[home]


Family in the Spotlight

Scripps-Howard News Service 8.07.02
Balint Vazsonyi

"I grew up the member of a large family, in a small house that stood in the middle of a field. At one end of the field stood the house of my grandmother; at the other, the home of my great-grandfather. Little did I know then that, as I turn 50, I would commit my life to a fight for the very survival of the family."

These were the words of Richard Wilkins, managing director of the World Family Policy Center, as he closed its fourth annual meeting in Provo, Utah. Brigham Young University's Law School has been the moving force, organizer and host of the multinational effort.

This time, 107-degree temperatures surrounded the three days during which delegates from every continent listened to a variety of presentations and participated in lengthy debates. The ambassador from Kenya sat next to the lady from Sweden's parliament, and the chief advisor to Pakistan's supreme court neighbored the director of Argentina's Family Council.

Yes, it looked like a mini-United Nations, where most of the conference delegates actually work. Truly ironic if one considers that the institution that has placed the family in its cross hairs is - the United Nations.

For that is how the delegates see it.

There seemed to be broad agreement on some fundamental issues. Among these was the recognition that the family, as the unit from which larger entities grow, is the most commonly shared grouping of humans - equally natural in tribal life as in the most advanced and sophisticated societies. Among these was the assertion that a family consists of a man and a woman, embarking on a shared existence for the purpose of bringing forth and bringing up children. Among these was the understanding that exceptions to the previous structure do not change the rule.

What is fascinating is the incontrovertible fact that, when the United Nations came into being, few if any would have argued with the foregoing. What is even more fascinating is that we now live among people who are totally convinced that the 100,000 years directly preceding their emergence from puberty were one huge mistake, and that they now have all the answers.

And they are loud - brother, are they loud!

They are loudest at the U.N. where sanity broke down in proportion to the astronomic rise in member states. Being recognized as a country used to carry certain common requirements, such as actually being a country. Not any more. A dozen-or-so people can get together, devise a uniform for the Olympic parade, assemble 2-3 colors of fabric, and they are ready to apply for a loan to the World Bank and the IMF.

Worse yet, they have the same vote at the U.N. as the United States of America.

It has thus become easy as pie to build a majority for just about any ludicrous idea, propelling the U.N. into the never-intended position of a self-appointed legislature for the world. Funny?

No, not really.

The loud people can - and do - slip all sorts of language into all sorts of U.N. resolutions, then turn around at the next "international" conference and refer to it as "law."
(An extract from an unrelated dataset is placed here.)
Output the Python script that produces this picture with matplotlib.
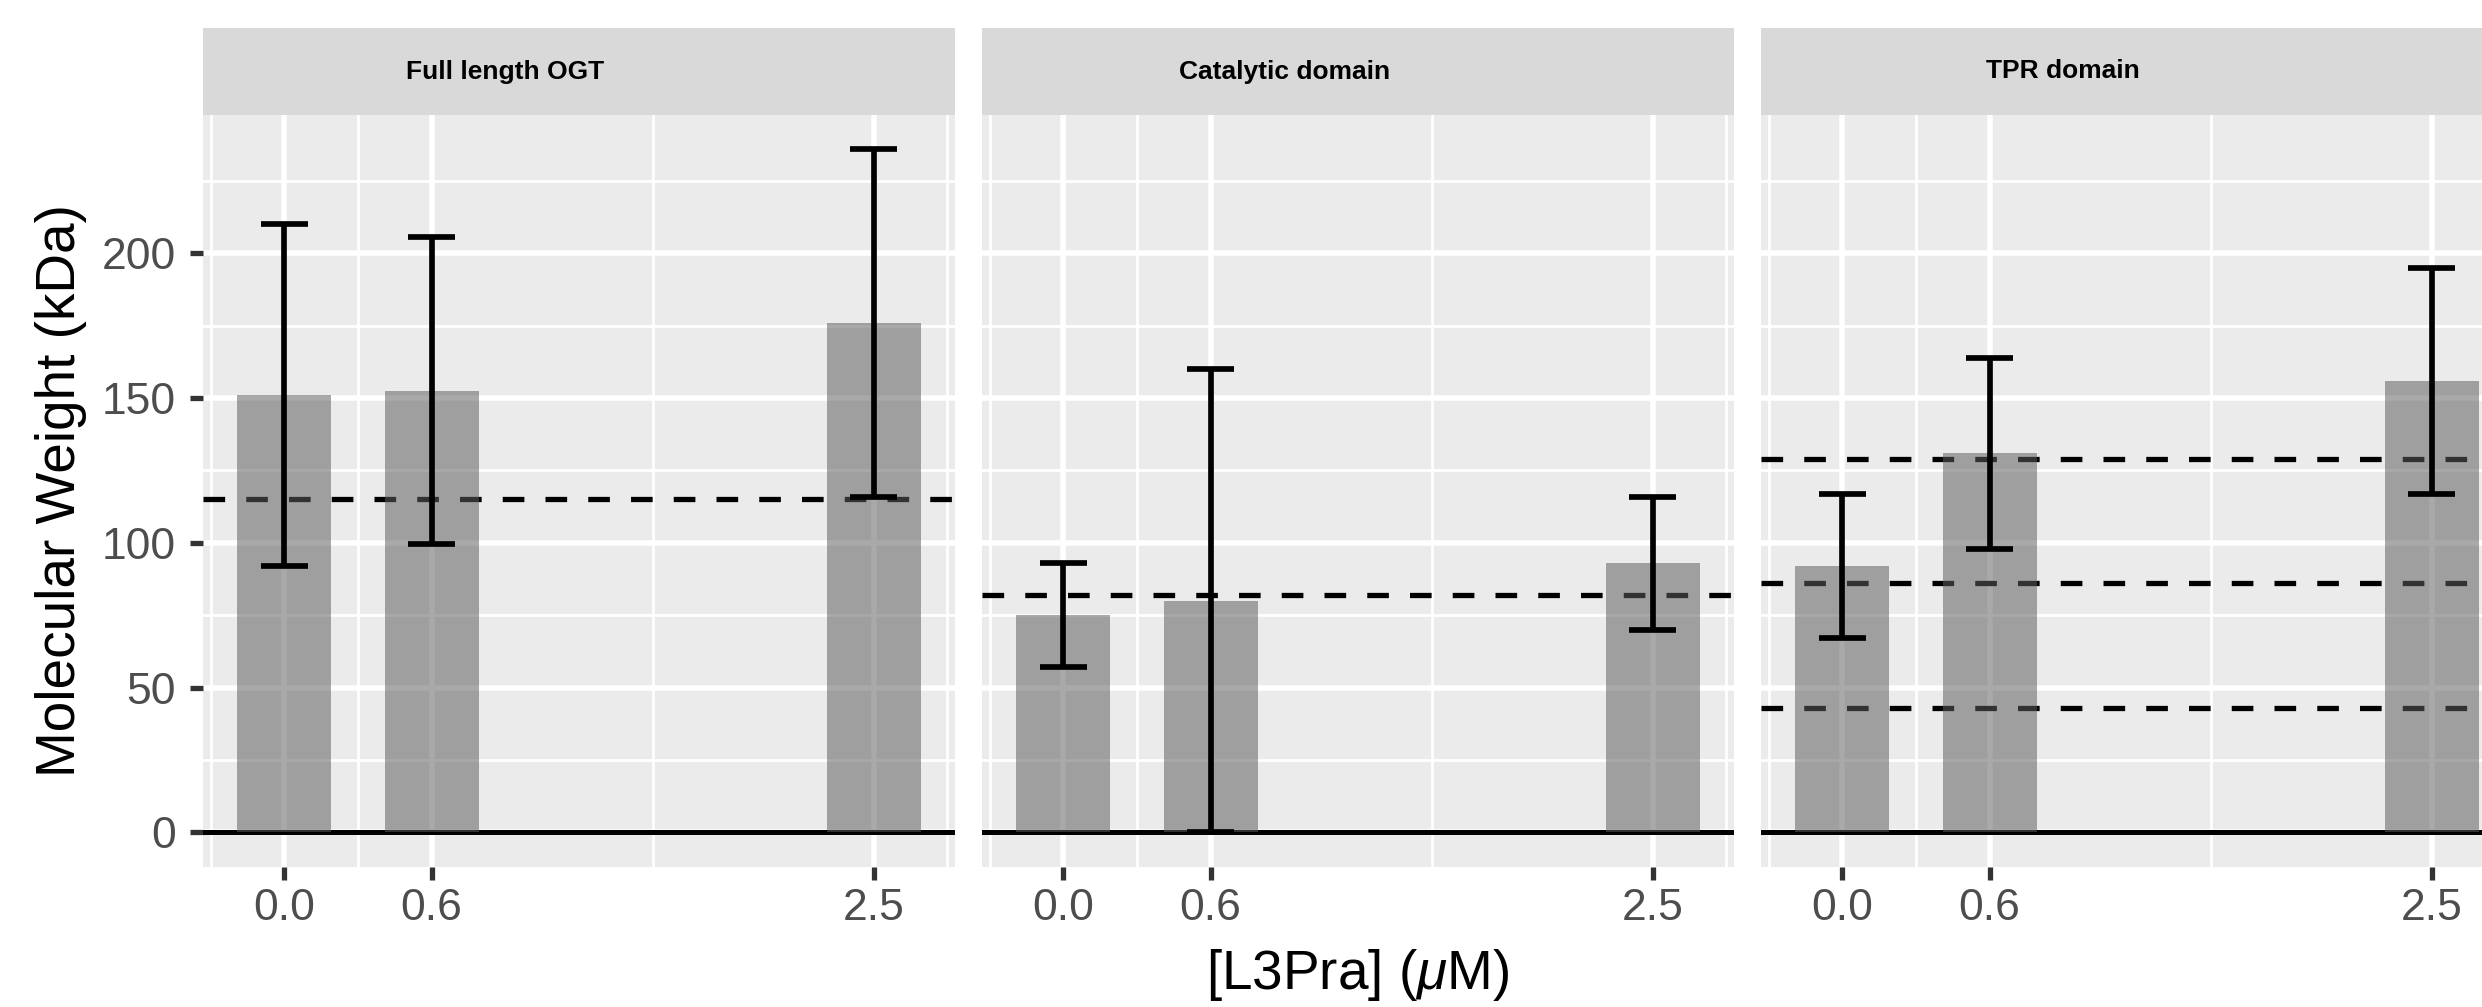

But why would anyone assault the family if, as the U.N. Charter itself recognized, "The family is the natural and fundamental group unit of society and is entitled to protection by society and the State"?

Because, delegates agreed, the family has come to stand in the way of ambitious women whose "respect for Nature" might defend a tree to the death, but who reject the idea of Nature's role for them in the bearing and rearing of children.

Because, delegates agreed, homosexual activists are determined to do away with the notion that union between a man and a woman is in any way more natural than that of two men or two women. Such an agenda cannot coexist with the bearing of children as a function, much less purpose, of the family.

Because, delegates agreed, champions of very early daycare view the family as the obstacle to placing children under the control of the state.

That last point, I believe, may be crucial. The loud people need to make sure that, eventually, no one is left to remember how history actually unfolded. They realize - as did Hungary's Nazi and Communist occupiers during their years of rewriting history - that the family is the one place where truth and tradition ultimately triumph.

And, if you want to observe the benefits, take a trip around the state of Utah.